2 ついでに学年が変わったときに見られる謎な意見

 この状態が、学年が変わったときに

 こうなったら

 こうなるでしょう。

 この場合は、前担任の責任です。

 

 前に書いたことと矛盾するようですが、矛盾していません。

 実はこれ、よくあります。

 どこで起こるかというと、最初の状態が3・4年生で、次の状態が5・6年生だと起こりやすい。3・4年生で締めすぎると、5・6年生で溜まっていた不満が噴出することで起こります。つまり中学年での「超締め型」が問題の根です。

 

 そして、このとき、謎に満ちあふれた事を言う人がいるので、私は怒りすら覚えます。それは、そもそもの原因を作った「超締め型」の先生が「自分が担任だったときは子ども達はきちんとしていた。」という意見です。この意見が出たときは、前担任の責任です。それ以外は現担任の力量の結果と考えていいでしょう。

 いいですか。
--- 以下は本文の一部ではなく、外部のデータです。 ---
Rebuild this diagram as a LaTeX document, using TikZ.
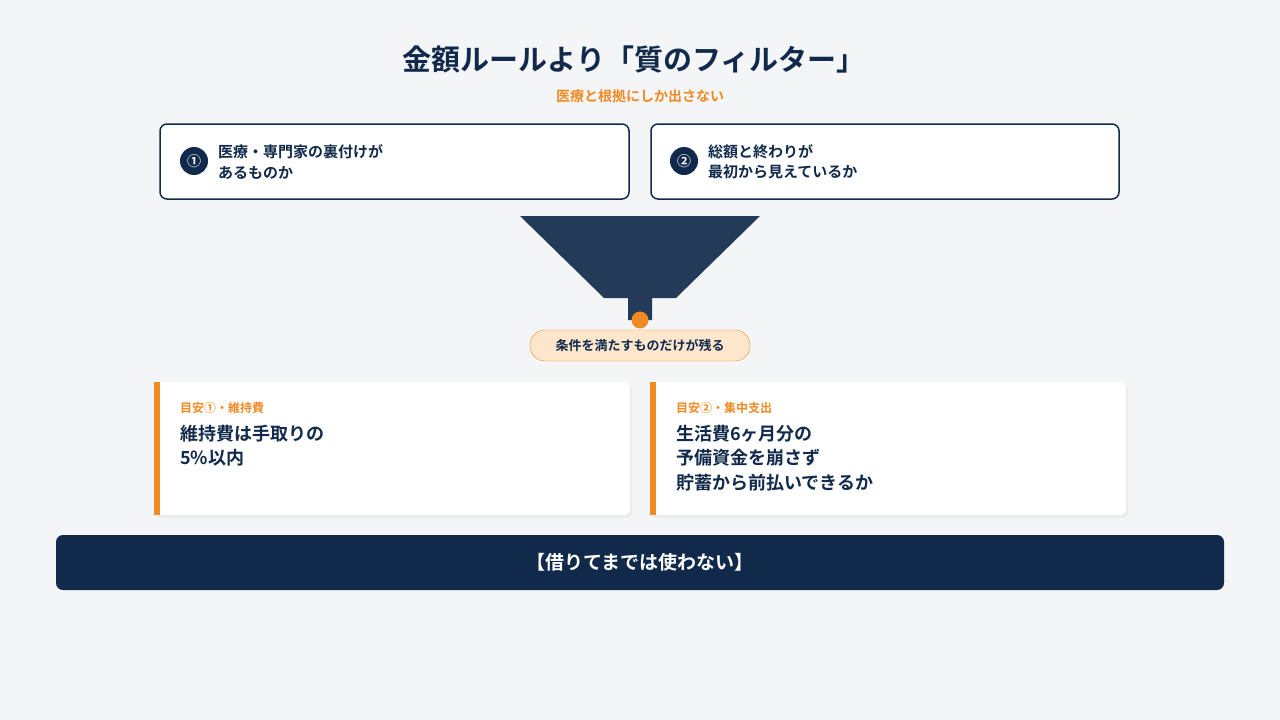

3・4年生は力でねじ伏せて言うことを聞かせられる最終学年なんです。しかし、3・4年生は全学年の中で最もエネルギッシュでなんでもやってみたい時期でもあるのです。そのエネルギーを力でねじ伏せるのですから、その不満は積もり積もって爆発します。これが高学年における「荒れ」の一端を多いに担っています。

 もちろん、高学年を担任した先生の実力という場合もあるでしょうけれども、私の経験を言わせてもらえば、中学年でよい子に見える学年は、高学年になるとかなりの確率で手に負いにくい状態になります。

 私は「超締め型」を敢行した先生が「自分の時は大丈夫だった。」と自慢するかのように言う理由を私は完璧に理解しています。自慢しているだけです。自慢しているので、心配などしておらず、言いたいことは「自分はできる先生である」ということだけです。私に言わせれば「君が担任したときに締めまくって大丈夫だったから、今こうなっているのだよ。」ということ。

 そして、タチの悪いことに、そういう自慢をする先生に限って、子どもの手柄は自分の手柄であり、子ども達の失敗は子どもの責任にしがちなのです。

 

 私がまだ初任の頃、サッカー少年団のお手伝いをしていたんですが、その時の先輩教師からこんな教えを受けました。

 

「子どもが試合に勝ったら子ども達の手柄だぞ。何も言うことはない。でも負けたときは監督の責任だ。子どもを励ましたり学びを深めたりさせるのが仕事だから、監督業というのは浮かばれない仕事だ。だけど、その分、人として自分も成長できるのだから、ありがたいと思うようにすることだよ。」と。

 私は、なんと素敵で格好いい姿勢なのだろうと感銘を受けたものです。

 

3 謎な意見に対して私ができること

 私は子ども達が悪いとか、前の先生が悪いとか、そいういうことは実はどうでもいいのです。そうではなくて、ただそういう状態なら、原因をはっきりさせ、ロストしていることをやり直すしかないという考えなだけです。

 だからね、邪魔をしないでほしいのです。謎な意見、自己保身のための謎の自慢話など、何の役にも立たない。ただ自身のやってきたことを内省してくれればいいのですが、自慢しているのだから、そこに気づく事は困難を極めます。だから内省も別にしなくてもかまいません。そうなった理由もあるでしょうから。

 だからね、せめて邪魔をしないでほしい。

 私ができること、教師としてベテランの場所にきたからこそできるわずかなことは、邪魔を抑止することと、本当の事を伝える事、そして頑張っている人を応援する事ぐらいです。

 教育界、随分長く居ますが、謎の一般論がまだまだあります。

 また機会があれば書くかもしれませんが、教師でありながら教師批判、教育批判をしまくるというのは、あまり美しくはないので、もう書かないかもしれません。

 

 最後までお付き合いいただき、ありがとうざいました。